2015 GSA Annual Meeting in Baltimore, Maryland, USA (1-4 November 2015)

Paper No. 41-33
Presentation Time: 9:00 AM-5:30 PM


MANNING-BERG, A.R.1, KAH, L.C.2 and ASH, J.1, (1)Department of Earth and Planetary Sciences, University of Tennessee - Knoxville, 1412 Circle Drive, Knoxville, TN 37996, (2)Department of Earth & Planetary Sciences, University of Tennessee, 1412 Circle Drive, Knoxville, TN 37996, jash3@vols.utk.edu

Our understanding of the Proterozoic fossil record derives largely from the permineralization of benthic microbial mats. The very nature of growth and decomposition in microbial mats, however, results in a broad range in the quality of microbial preservation. Such taphonomic variability further complicates both taxonomic classification and interpretation of organic geochemistry. Here we provide a first stage of analysis aimed at correlating the preserved morphology of benthic microbial mats to the chemical and molecular structure of ancient organic matter within microfossils (via Raman and FTIR spectroscopic techniques) to help understand the extent to which of biological and biochemical information is lost or retained during the preservation process.

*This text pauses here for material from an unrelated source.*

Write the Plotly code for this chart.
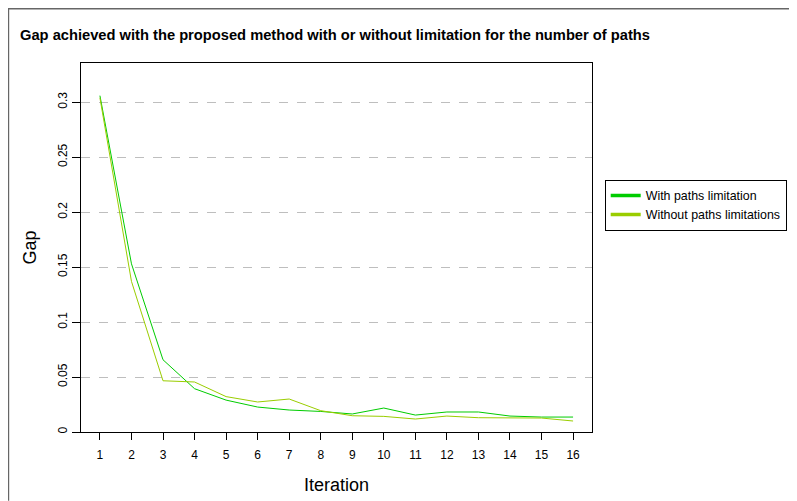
import plotly.graph_objects as go

iterations = list(range(1, 17))
with_limit = [0.306, 0.153, 0.0657, 0.0394, 0.029, 0.0227, 0.020, 0.0187,
              0.0164, 0.0218, 0.0154, 0.0182, 0.0182, 0.0145, 0.0136, 0.0136]
without_limit = [0.304, 0.137, 0.0466, 0.0455, 0.0322, 0.0273, 0.030, 0.0194,
                 0.0148, 0.0142, 0.0118, 0.0145, 0.013, 0.0127, 0.0127, 0.010]
series_names = ["With paths limitation", "Without paths limitations"]
colors = ["#00CC00", "#9ACD00"]
y_ticks = [0, 0.05, 0.1, 0.15, 0.2, 0.25, 0.3]
y_tick_text = ["0", "0.05", "0.1", "0.15", "0.2", "0.25", "0.3"]

# page has an 8px body margin; work in figure coordinates
W, H = 789, 493
L, R, T, B = 73.3, 584.3, 55.0, 424.3
PW, PH = R - L, B - T

font = "Liberation Sans, Arial, sans-serif"
fig = go.Figure()
for name, vals, col in zip(series_names, [with_limit, without_limit], colors):
    fig.add_trace(go.Scatter(x=iterations, y=vals, mode="lines", name=name,
                             line=dict(color=col, width=1), showlegend=False))
for name, col in zip(series_names, colors):
    fig.add_trace(go.Scatter(x=[None], y=[None], mode="lines", name=name,
                             line=dict(color=col, width=3.5), showlegend=True))

fig.update_layout(
    width=W, height=H,
    margin=dict(l=L, r=W - R, t=T, b=H - B, autoexpand=False),
    paper_bgcolor="white", plot_bgcolor="white",
    font=dict(family=font, color="black", size=12),
    title=dict(text="<b>Gap achieved with the proposed method with or without limitation for the number of paths</b>",
               x=12 / W, xanchor="left", y=1 - 27 / H, yanchor="middle",
               font=dict(size=14.7, family=font)),
    legend=dict(x=(597 - L) / PW, xanchor="left", y=(B - 172) / PH, yanchor="top",
                bordercolor="black", borderwidth=1, bgcolor="white",
                font=dict(size=12.4, family=font), tracegroupgap=0,
                itemwidth=30),
    xaxis=dict(range=[0.4, 16.6], tickmode="array", tickvals=iterations,
               ticktext=[str(i) for i in iterations], showgrid=False,
               zeroline=False, showline=True, linecolor="black", linewidth=1,
               mirror=True, ticks="outside", ticklen=7, tickcolor="black",
               ticklabelstandoff=5,
               title=dict(text="Iteration", font=dict(size=18, family=font), standoff=16),
               tickfont=dict(size=12)),
    yaxis=dict(range=[0, 0.3357], tickmode="array", tickvals=y_ticks,
               ticktext=y_tick_text, tickangle=-90, showgrid=True,
               gridcolor="#BEBEBE", griddash="dash", gridwidth=1,
               zeroline=False, showline=True, linecolor="black", linewidth=1,
               mirror=True, ticks="outside", ticklen=8, tickcolor="black",
               title=dict(text="Gap", font=dict(size=18, family=font), standoff=14),
               tickfont=dict(size=12)),
    shapes=[
        dict(type="line", xref="paper", yref="paper", x0=(0 - L) / PW, x1=(W - L) / PW,
             y0=(B - 0.75) / PH, y1=(B - 0.75) / PH, line=dict(color="#666666", width=1.5)),
        dict(type="line", xref="paper", yref="paper", x0=(0.75 - L) / PW, x1=(0.75 - L) / PW,
             y0=(B - 0) / PH, y1=(B - H) / PH, line=dict(color="#666666", width=1.5)),
    ],
)
fig.write_html("out.html")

The late Mesoproterozoic (~1.1 Ga) Angmaat Formation, Bylot Supergroup, Baffin Island, records undeformed, intertidal to supratidal deposition within an evaporative microbial flat. Early diagenetic silicification records microbial growth and decomposition across a range of environments from more restricted and exposed to more persistently submerged. The distribution of mat-building and mat-dwelling populations varies along this environmental transect, and is recorded by four distinct microfossil assemblages (Knoll et al., 2013). Furthermore, mats are preserved across a range of taphonomic states, from pristine mats silicified during active growth, to highly degraded and compacted mats that represent preservation during later stages of biological decomposition. Secondary silicification events also overprint original silicification, resulting in markedly poorer morphological preservation. Here we present a petrographic evaluation of these samples, and assign a taphonomic grade to preserved microbial mats. Taphonomic grade is assigned using a modified classification that takes into account both the taphonomic preservation state (good, fair, poor) of individual microfossils (Bartley, 1996), as well as the degree of compaction of the overall mat, and effects of secondary silicification. Combined, this information will provide a new look at the preservational process of ancient microbial systems.